Şehir yerlerde ise özellikle kediler dolu parklarda, sokaklarda çöpleri karıştırıp karnını doyurmaya çalışıyor zavallı kediler.
***
Uzun zamandır düşünüyorum, hayvanları kendi yaşamlarında serbest mi bıraksak acaba?
Evlerimize falan hiç süs hayvanı alıp beslemesek mi?
Şu anda beslediklerimizden bahsetmiyorum, prensip olarak insanların ev hayvanı besleme alışkanlığından vaz geçmesinden bahsediyorum.
Sanki bana anlamsız yere ev hayvanlarını çok fazla sahipleniyormuşuz gibi geliyor.
Bırakalım onları.
Doğa bir şekilde dengesini kuracaktır mutlaka.
Evet, çok sevimli oluyorlar. Ben kendi adıma mesela Şeftali gibi bir hayvan evde olduğunda mutlu oluyorum.
Ama olay benim mutlu olmam değil ki!
Onun da kendince bir hayatı var.
Belki o da kendince kendi hayatını yaşamak istiyor. Bunu biliyor muyuz?
Bırakalım nasıl biliyorlarsa öyle yaşasınlar.
Evlerini o zavallı, bu zavallı diye bir sürü hayvanla dolduranlara pek söyleyecek sözüm yok, yaptıkları oldukça kutsal bir şey bence.
Ancak benim bu bakış açımla aslında onlar da hayvanlara iyilikten çok kötülük ediyorlar sanki.

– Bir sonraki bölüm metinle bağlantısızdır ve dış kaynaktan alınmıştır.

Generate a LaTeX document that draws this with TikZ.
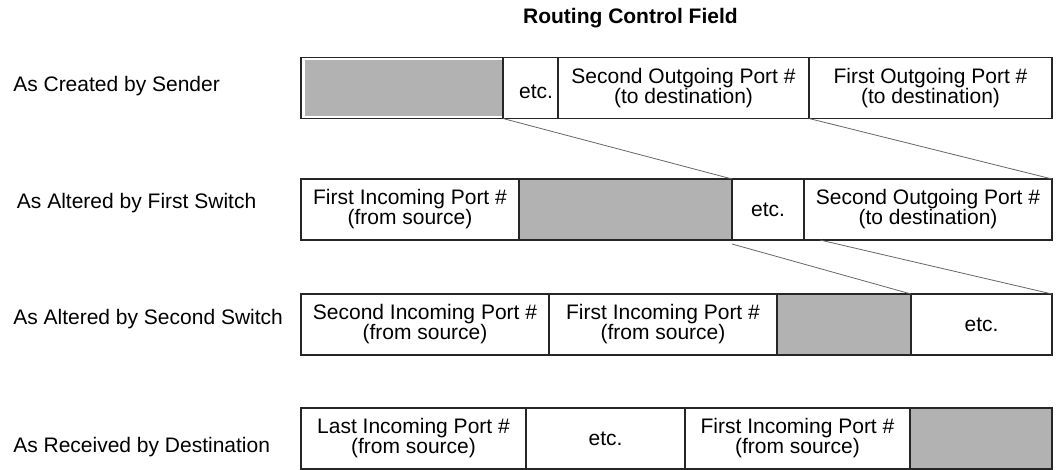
\documentclass[tikz,border=0pt]{standalone}
\usepackage{fontspec}
\setmainfont{Liberation Sans}
\usetikzlibrary{calc}
\newcommand\cellfont{\fontsize{15.75}{15}\selectfont}

\begin{document}
\begin{tikzpicture}[x=0.75pt,y=0.75pt,yscale=-1,xscale=1,
	cell/.style={draw=black!85, line width=0.8pt, anchor=north west, inner sep=0pt, outer sep=0pt,
		minimum width=#1*0.75pt, minimum height=61*0.75pt, align=center, font=\cellfont},
	blank/.style={cell=#1, fill=black!30},
	link/.style={draw=black!60, line width=0.6pt},
	rowlabel/.style={anchor=base west, inner sep=0pt, font=\cellfont}]
	\useasboundingbox (0,0) rectangle (1056,470);

	% Title
	\node [anchor=base east, inner sep=0pt, font=\cellfont\bfseries] (title) at (738,24) {Routing Control Field};

	% Row labels
	\node [rowlabel] (lab1) at (13,92) {As Created by Sender};
	\node [rowlabel] (lab2) at (16.7,209) {As Altered by First Switch};
	\node [rowlabel] (lab3) at (13,325) {As Altered by Second Switch};
	\node [rowlabel] (lab4) at (13,452.7) {As Received by Destination};

	% Row 1: as created by sender
	\node [cell=202] (s1) at (301,57.5) {};
	\fill [black!30] ($(s1.north west)+(4,3)$) rectangle ($(s1.south east)+(-0.5,-2.5)$);
	\node [cell=55, text width=45*0.75pt, align=right] (e1) at (503,57.5) {\raisebox{-2.5pt}[\height][\depth]{etc.}};
	\node [cell=251] (so1) at (558,57.5) {Second Outgoing Port \#\\(to destination)};
	\node [cell=243] (fo1) at (809,57.5) {First Outgoing Port \#\\(to destination)};

	% Row 2: as altered by first switch
	\node [cell=218] (fi2) at (301,179) {First Incoming Port \#\\(from source)};
	\node [blank=213] (s2) at (519,179) {};
	\node [cell=72] (e2) at (732,179) {etc.};
	\node [cell=248] (so2) at (804,179) {Second Outgoing Port \#\\(to destination)};

	% Row 3: as altered by second switch
	\node [cell=248] (si3) at (301,294) {Second Incoming Port \#\\(from source)};
	\node [cell=228] (fi3) at (549,294) {First Incoming Port \#\\(from source)};
	\node [blank=134] (s3) at (777,294) {};
	\node [cell=141] (e3) at (911,294) {etc.};

	% Row 4: as received by destination
	\node [cell=225] (li4) at (301,408) {Last Incoming Port \#\\(from source)};
	\node [cell=159] (e4) at (526,408) {etc.};
	\node [cell=225] (fi4) at (685,408) {First Incoming Port \#\\(from source)};
	\node [blank=142] (s4) at (910,408) {};

	% Shift lines
	\draw [link] (s1.south east) -- (s2.north east);
	\draw [link] (so1.south east) -- (so2.north east);
	\draw [link] ($(s2.south east)+(0,4)$) -- (s3.north east);
	\draw [link] ($(so2.south west)+(16,0)$) -- (e3.north east);

\end{tikzpicture}
\end{document}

Hayvanların doğalarına müdahale ediyorlar.
Eğer bir sakatlığı olup da iyileştirmek için ise bu yaptıkları tamam, ama en azından iyileştikten sonra bence doğal yaşamına dönmelerine müsaade etseler daha iyi olabilir.
Böyle diyorum, ama sakatlığı kalıcı bir hayvansa mecbursunuz evde bakmaya, bunu da anlıyorum.
En azından sağlıklı bir hayvan ile zamanı geldiğinde vedalaşmak iyi olabilir.
Evlerde hayvan besleme alışkanlığımızı yavaş yavaş terk etmeliyiz bence.
***
Peki doğal ortamları diyorum da, büyük şehirlerde öyle doğal ortam diye bir yer yok ki! Ormanlara bırakılan süs hayvanlarının halini biraz önce yazdım zaten.
Büyük şehirlerde gerçekten doğal ortamda yaşasın diye ev hayvanları ile vedalaşmak istesek bile ne yapacağız?
Kırsal bir yerlere gidip oralara salalım!
Bu bir çözüm olabilir mi?
Doğrusunu istiyorsanız ev ortamına yeterince alışmış bir ev hayvanının tekrar doğal ortama alışması da o kadar kolay değil.
Hatta bir de küçücükten bize alışmışlarsa bence imkânsız.
Sanırım mecburuz fazla abartmadan bir ikisini evde beslemeye.
Madem ailenin bir ferdi olmalarını istemişiz, öyleyse bir aile ferdi gibi davranışı hakkediyorlar demektir aile dostlarımız.
Öyle sıkılınca ormanlara sokaklara salmak olmaz. Mecburuz bakacağız.
Ama öyle evi hayvanat bahçesine dönüştürmek de bizim kendi ruh sağlığımız için iyi bir şey değil bence.
***
Yavaş yavaş bırakalım evcil hayvan bakmayı.
Doğal yaşam ortamları kuralım onlar için. Bırakalım neyse hayatları öyle yaşasınlar.
Çok istiyorsak doğal yaşam ortamlarında gidip sevelim. Bana böylesi dağa doğru olurmuş gibi geliyor.
Bilmiyorum, ben böyle düşünüyorum.
Tüm hayvansever dostlara selam olsun buradan.
Ama ben Şeftali’yi gerçekten özledim.
Büyük kıza söyleyeyim bir sorsun, arkadaşı yine bir yerlere seyahate gitmeyi düşünmüyor muymuş acaba bu aralar.
Moskova’dan herkese sevgi ve saygılarımla.